The Watt family settled on a small farm at Fernside, North Canterbury. They cultivated their land with a donkey and a cow harnessed to a plough with a child leading each animal. Their first crop was seeded with the 'eyes' saved from potato peelings.

Jessie’s father, Alexander, died when she was 10 and her mother, Sophia, died when she was 15.

Jessie married William Monroe on 13 January 1875. William was a 'remittance man' who was paid 5-pounds a week by his prominent family to stay far away from Ireland and Newfoundland.

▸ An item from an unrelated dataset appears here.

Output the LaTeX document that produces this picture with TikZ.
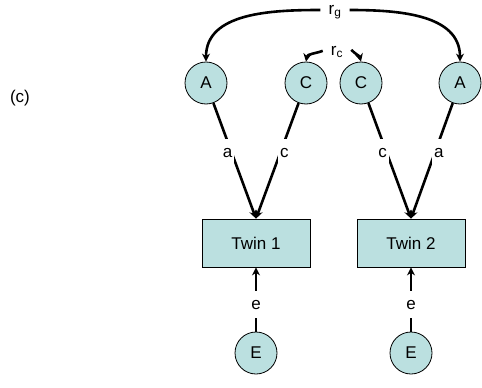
\documentclass[tikz,border=0pt]{standalone}
\usepackage{fontspec}
\setmainfont{Liberation Sans}
\usetikzlibrary{arrows.meta}
\definecolor{tealfill}{HTML}{BBE0E0}
\begin{document}
\begin{tikzpicture}[x=1pt,y=-1pt,
  lat/.style={circle,draw,line width=0.8pt,fill=tealfill,minimum size=42pt,inner sep=0pt,font=\fontsize{17}{17}\selectfont},
  obs/.style={rectangle,draw,line width=0.8pt,fill=tealfill,minimum width=108pt,minimum height=48pt,font=\fontsize{17}{17}\selectfont},
  path/.style={line width=2.6pt,-{Stealth[length=8pt,width=8pt]}},
  lab/.style={fill=white,inner xsep=2pt,inner ysep=9pt,font=\fontsize{17}{17}\selectfont}]
\useasboundingbox (0,0) rectangle (482,388);
\node[font=\fontsize{17}{17}\selectfont] (tag) at (20,98) {(c)};
\node[lat] (A1) at (206,83) {A};
\node[lat] (C1) at (306,83) {C};
\node[lat] (C2) at (361,83) {C};
\node[lat] (A2) at (460,83) {A};
\node[obs] (T1) at (256,243) {Twin 1};
\node[obs] (T2) at (411,243) {Twin 2};
\node[lat] (E1) at (256,353) {E};
\node[lat] (E2) at (411,353) {E};
\draw[path] (A1) -- node[lab,pos=0.43,xshift=-4pt] {a} (T1.north);
\draw[path] (C1) -- node[lab,pos=0.43,xshift=4pt] {c} (T1.north);
\draw[path] (C2) -- node[lab,pos=0.43,xshift=-4pt] {c} (T2.north);
\draw[path] (A2) -- node[lab,pos=0.43,xshift=4pt] {a} (T2.north);
\draw[path] (E1) -- node[lab,pos=0.42] {e} (T1.south);
\draw[path] (E2) -- node[lab,pos=0.42] {e} (T2.south);
\node[font=\fontsize{17}{17}\selectfont,inner xsep=8pt,inner ysep=1pt] (rg) at (335,12) {r\textsubscript{g}};
\node[font=\fontsize{17}{17}\selectfont,inner xsep=8pt,inner ysep=1pt] (rc) at (337,52) {r\textsubscript{c}};
\draw[path] ([yshift=2pt]rg.west) to[out=180,in=90] (A1.north);
\draw[path] ([yshift=2pt]rg.east) to[out=0,in=90] (A2.north);
\draw[path] ([yshift=-6pt]rc.north west) to[out=200,in=80] (C1.north);
\draw[path] ([yshift=-5pt]rc.north east) to[out=-45,in=105] (C2.north);
\end{tikzpicture}
\end{document}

Jessie Monroe signed Sheet 212 of the Suffrage Petition in 1893 but it is unlikely that she had many opportunities to fulfil any feminist ideals. In 1924 she took her husband to court for a maintenance order on the ground of 'failure to maintain'. Newspapers reported: 'she gave evidence that she had 14 children, and that her husband, who was 82 years of age, received £280 per year from the estates of brothers in Newfoundland. She had been married about 50 years and of late the defendant had failed to maintain her properly. She had received no money from him for the last six weeks. He drank a good deal and often came home drunk.'

The Magistrate’s decision showed that after three decades the Suffrage Petition had done little to change the gender balance of power: the complaint was dismissed!